— Given data —
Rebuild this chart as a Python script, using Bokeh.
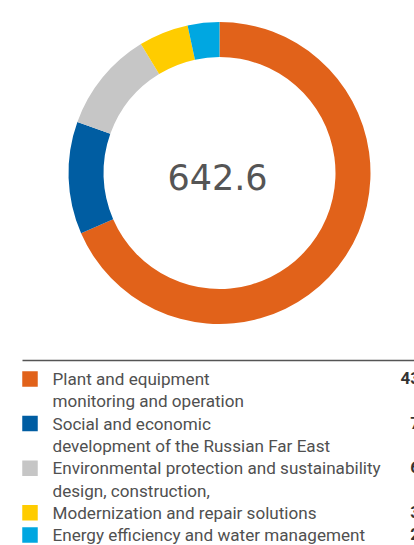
import math
from bokeh.plotting import figure
from bokeh.models import Range1d
from bokeh.core.properties import value
from bokeh.embed import file_html
from bokeh.resources import INLINE

# ---- data ----
categories = [
    "Plant and equipment monitoring and operation",
    "Social and economic development of the Russian Far East",
    "Environmental protection and sustainability design, construction,",
    "Modernization and repair solutions",
    "Energy efficiency and water management",
]
label_lines = [
    ["Plant and equipment", "monitoring and operation"],
    ["Social and economic", "development of the Russian Far East"],
    ["Environmental protection and sustainability", "design, construction,"],
    ["Modernization and repair solutions"],
    ["Energy efficiency and water management"],
]
values = [439.9, 77.3, 69.4, 34.2, 21.8]
value_labels = ["439.9", "77.3", "69.4", "34.2", "21.8"]
total_label = "642.6"
colors = ["#E1621A", "#005DA2", "#C6C6C6", "#FFCC00", "#00A7E1"]

W, H = 414, 545
FONT = "Roboto"

p = figure(width=W, height=H, output_backend="svg", toolbar_location=None,
           x_range=Range1d(0, W), y_range=Range1d(0, H), min_border=0)
p.axis.visible = False
p.grid.visible = False
p.outline_line_color = None
p.background_fill_color = "white"

def Y(page_y):
    return H - page_y

# ---- donut ----
cx, cy = 219, Y(172.5)
r_in, r_out = 116, 151
total = sum(values)
starts, ends = [], []
cum = 0.0
for v in values:
    starts.append(math.pi / 2 - cum / total * 2 * math.pi)
    cum += v
    ends.append(math.pi / 2 - cum / total * 2 * math.pi)
p.annular_wedge(x=[cx] * len(values), y=[cy] * len(values),
                inner_radius=r_in, outer_radius=r_out,
                start_angle=starts, end_angle=ends, direction="clock",
                fill_color=colors, line_color=None)

p.text(x=[217], y=[Y(176)], text=[total_label], text_font=value("DejaVu Sans"),
       text_font_size="35px", text_color="#555555",
       text_align="center", text_baseline="alphabetic")

# ---- legend ----
p.segment(x0=[22], y0=[Y(360)], x1=[W], y1=[Y(360)], line_color="#555555", line_width=1.4)

line_h = 22.3
base0 = 385
shift = 6.5
tx, ty, ttext = [], [], []
sx, sy = [], []
vx, vy, vtext = [], [], []
row = 0
for i, lines in enumerate(label_lines):
    b = base0 + row * line_h
    sx.append(29.5)
    sy.append(Y(b - 6.5))
    vx.append(444)
    vy.append(Y(b - 1 - shift))
    vtext.append(value_labels[i])
    for ln in lines:
        tx.append(52)
        ty.append(Y(base0 + row * line_h - shift))
        ttext.append(ln)
        row += 1

p.rect(x=sx, y=sy, width=15.5, height=15.5, fill_color=colors, line_color=None)
p.text(x=tx, y=ty, text=ttext, text_font=value(FONT), text_font_size="17.1px",
       text_color="#505050", text_baseline="alphabetic", text_align="left")
p.text(x=vx, y=vy, text=vtext, text_font=value(FONT), text_font_size="17px",
       text_font_style="bold", text_color="#333333", text_baseline="alphabetic",
       text_align="right")

open("out.html", "w").write(file_html(p, INLINE))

— Your task —
Give every line above again exactly, with no pictures.

— The solution —
Rebuild this chart as a Python script, using Bokeh.
import math
from bokeh.plotting import figure
from bokeh.models import Range1d
from bokeh.core.properties import value
from bokeh.embed import file_html
from bokeh.resources import INLINE

# ---- data ----
categories = [
    "Plant and equipment monitoring and operation",
    "Social and economic development of the Russian Far East",
    "Environmental protection and sustainability design, construction,",
    "Modernization and repair solutions",
    "Energy efficiency and water management",
]
label_lines = [
    ["Plant and equipment", "monitoring and operation"],
    ["Social and economic", "development of the Russian Far East"],
    ["Environmental protection and sustainability", "design, construction,"],
    ["Modernization and repair solutions"],
    ["Energy efficiency and water management"],
]
values = [439.9, 77.3, 69.4, 34.2, 21.8]
value_labels = ["439.9", "77.3", "69.4", "34.2", "21.8"]
total_label = "642.6"
colors = ["#E1621A", "#005DA2", "#C6C6C6", "#FFCC00", "#00A7E1"]

W, H = 414, 545
FONT = "Roboto"

p = figure(width=W, height=H, output_backend="svg", toolbar_location=None,
           x_range=Range1d(0, W), y_range=Range1d(0, H), min_border=0)
p.axis.visible = False
p.grid.visible = False
p.outline_line_color = None
p.background_fill_color = "white"

def Y(page_y):
    return H - page_y

# ---- donut ----
cx, cy = 219, Y(172.5)
r_in, r_out = 116, 151
total = sum(values)
starts, ends = [], []
cum = 0.0
for v in values:
    starts.append(math.pi / 2 - cum / total * 2 * math.pi)
    cum += v
    ends.append(math.pi / 2 - cum / total * 2 * math.pi)
p.annular_wedge(x=[cx] * len(values), y=[cy] * len(values),
                inner_radius=r_in, outer_radius=r_out,
                start_angle=starts, end_angle=ends, direction="clock",
                fill_color=colors, line_color=None)

p.text(x=[217], y=[Y(176)], text=[total_label], text_font=value("DejaVu Sans"),
       text_font_size="35px", text_color="#555555",
       text_align="center", text_baseline="alphabetic")

# ---- legend ----
p.segment(x0=[22], y0=[Y(360)], x1=[W], y1=[Y(360)], line_color="#555555", line_width=1.4)

line_h = 22.3
base0 = 385
shift = 6.5
tx, ty, ttext = [], [], []
sx, sy = [], []
vx, vy, vtext = [], [], []
row = 0
for i, lines in enumerate(label_lines):
    b = base0 + row * line_h
    sx.append(29.5)
    sy.append(Y(b - 6.5))
    vx.append(444)
    vy.append(Y(b - 1 - shift))
    vtext.append(value_labels[i])
    for ln in lines:
        tx.append(52)
        ty.append(Y(base0 + row * line_h - shift))
        ttext.append(ln)
        row += 1

p.rect(x=sx, y=sy, width=15.5, height=15.5, fill_color=colors, line_color=None)
p.text(x=tx, y=ty, text=ttext, text_font=value(FONT), text_font_size="17.1px",
       text_color="#505050", text_baseline="alphabetic", text_align="left")
p.text(x=vx, y=vy, text=vtext, text_font=value(FONT), text_font_size="17px",
       text_font_style="bold", text_color="#333333", text_baseline="alphabetic",
       text_align="right")

open("out.html", "w").write(file_html(p, INLINE))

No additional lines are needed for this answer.